SAO PAULO/BRASILIA BRAZIL — Brazil’s Supreme Court said on Friday that social platform X still needs to pay just over $5 million in pending fines, including a new one, before it will be allowed to resume its service in the country, according to a court document. 

Earlier this week, the Elon Musk-owned U.S. firm told the court it had complied with orders to stop the spread of misinformation and asked it to lift a ban on the platform. 

But Judge Alexandre de Moraes responded on Friday with a ruling that X and its legal representative in Brazil must still agree to pay a total of $3.4 million in pending fines that were previously ordered by the court. 

In his decision, the judge said that the court can use resources already frozen from X and Starlink accounts in Brazil, but to do so the satellite company, also owned by Musk, had to drop its pending appeal against the fund blockage.  

The judge also demanded a new $1.8 million fine related to a brief period last week when X became available again for some users in Brazil. 

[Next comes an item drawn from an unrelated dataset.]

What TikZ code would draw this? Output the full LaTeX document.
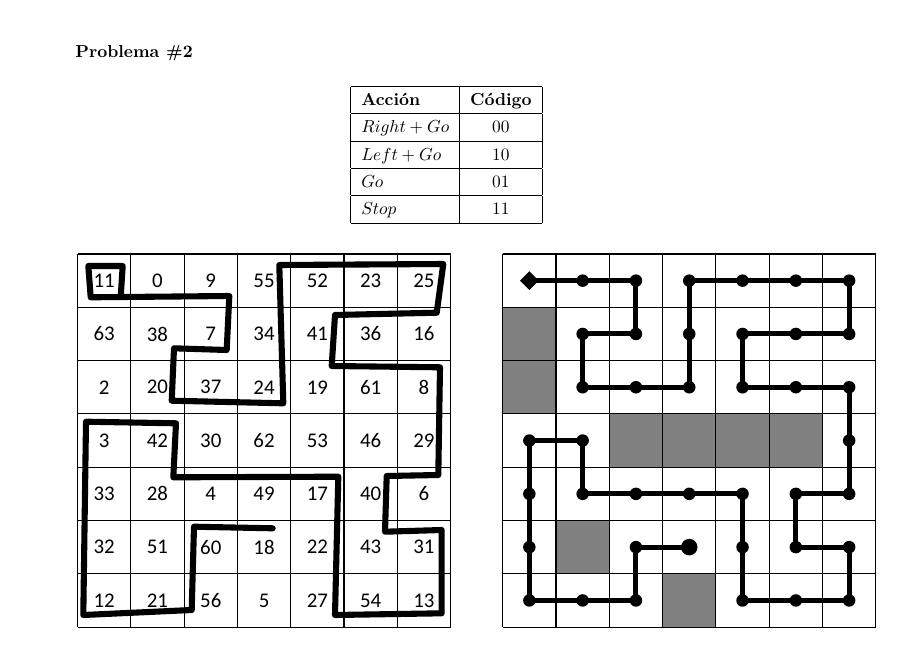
\documentclass[tikz,border=0pt]{standalone}
\usepackage{fontspec}
\newfontfamily\calibri{Carlito}
\usepackage{tikz}
\usetikzlibrary{shapes.geometric}
\definecolor{celdagris}{RGB}{128,128,128}
\newcommand{\cel}{53.3}

\begin{document}
\begin{tikzpicture}[x=0.575pt, y=-0.575pt,
    every node/.style={font=\normalsize},
    rejilla/.style={line width=0.6pt},
    num/.style={font=\calibri\fontsize{12}{14}\selectfont},
    ruta/.style={line width=3.5pt, line join=round, line cap=round},
    camino/.style={line width=2.9pt},
    punto/.style={circle, fill, inner sep=0pt, minimum size=7.2pt}]
    \useasboundingbox (0,0) rectangle (901,663);
    % Title
    \node[anchor=base west, inner sep=0pt, font=\bfseries] (titulo) at (75,57.5) {Problema \#2};
    % Table of actions
    \node (tabla) at (446.5,154.7) {\renewcommand{\arraystretch}{1.28}%
      \begin{tabular}{|l|c|}
        \hline
        \textbf{Acción} & \textbf{Código}\\ \hline
        $Right + Go$ & 00\\ \hline
        $Left + Go$ & 10\\ \hline
        $Go$ & 01\\ \hline
        $Stop$ & 11\\ \hline
      \end{tabular}};
    % Left grid
    \foreach \i in {0,...,7} {
      \draw[rejilla] ({77.5+\cel*\i},254) -- ({77.5+\cel*\i},627.1);
      \draw[rejilla] (77.5,{254+\cel*\i}) -- (450.6,{254+\cel*\i});
    }
    \foreach \r/\fila in {1/{11,0,9,55,52,23,25}, 2/{63,38,7,34,41,36,16},
        3/{2,20,37,24,19,61,8}, 4/{3,42,30,62,53,46,29}, 5/{33,28,4,49,17,40,6},
        6/{32,51,60,18,22,43,31}, 7/{12,21,56,5,27,54,13}} {
      \foreach \v [count=\c] in \fila {
        \node[num] (n\r-\c) at ({77.5+\cel*(\c-0.5)},{254+\cel*(\r-0.5)}) {\v};
      }
    }
    % Hand drawn route
    \draw[ruta] (120.7,296.7) -- (122.7,266) -- (88.3,266) -- (90.7,297.3)
      -- (229.3,296) -- (226.7,350) -- (174,348.3) -- (171.7,400.7)
      -- (283.3,403.3) -- (279.3,265) -- (443.3,264) -- (436.7,312.7)
      -- (335,315) -- (331.7,366) -- (440,367.3) -- (438.3,475)
      -- (386.7,476) -- (385,531.7) -- (441.7,530) -- (441.7,613.3)
      -- (335,615) -- (338.3,476.7) -- (173.3,477.3) -- (176,423.3)
      -- (86,421.7) -- (83.3,615) -- (191.7,610) -- (194,526.7)
      -- (272.7,528.3);
    % Right grid: blocked cells
    \foreach \c/\r in {1/2, 1/3, 3/4, 4/4, 5/4, 6/4, 2/6, 4/7} {
      \fill[celdagris] ({502.7+\cel*(\c-1)},{254+\cel*(\r-1)}) rectangle +(\cel,\cel);
    }
    \foreach \i in {0,...,7} {
      \draw[rejilla] ({502.7+\cel*\i},254) -- ({502.7+\cel*\i},627.1);
      \draw[rejilla] (502.7,{254+\cel*\i}) -- (875.8,{254+\cel*\i});
    }
    % Path of the robot
    \node[diamond, fill, inner sep=0pt, minimum size=11pt] (p1)
      at ({502.7+\cel*0.5},{254+\cel*0.5}) {};
    \foreach \c/\r [count=\i from 2] in {2/1, 3/1, 3/2, 2/2, 2/3, 3/3, 4/3, 4/2,
        4/1, 5/1, 6/1, 7/1, 7/2, 6/2, 5/2, 5/3, 6/3, 7/3, 7/4, 7/5, 6/5, 6/6,
        7/6, 7/7, 6/7, 5/7, 5/6, 5/5, 4/5, 3/5, 2/5, 2/4, 1/4, 1/5, 1/6, 1/7,
        2/7, 3/7, 3/6} {
      \node[punto] (p\i) at ({502.7+\cel*(\c-0.5)},{254+\cel*(\r-0.5)}) {};
    }
    \node[punto, minimum size=9.5pt] (p41) at ({502.7+\cel*3.5},{254+\cel*5.5}) {};
    \foreach \a [remember=\a as \b (initially 1)] in {2,...,41} {
      \draw[camino] (p\b.center) -- (p\a.center);
    }
  \end{tikzpicture}
\end{document}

X, formerly known as Twitter, did not immediately respond to a request for comment. 

According to a person close to X, the tech firm will likely pay all the fines but will consider challenging the fine that was imposed by the court after the platform ban.  

X has been suspended since late August in Brazil, one of its largest and most coveted markets, after Moraes ruled it had failed to comply with orders related to restricting hate speech and naming a local legal representative. 

Musk, who had denounced the orders as censorship and called Moraes a “dictator,” backed down and started to reverse his position last week, when X lawyers said the platform tapped a local representative and would comply with court rulings. 

In Friday’s decision, Moraes said that X had proved it had now blocked accounts as ordered by the court and had named the required legal representative in Brazil.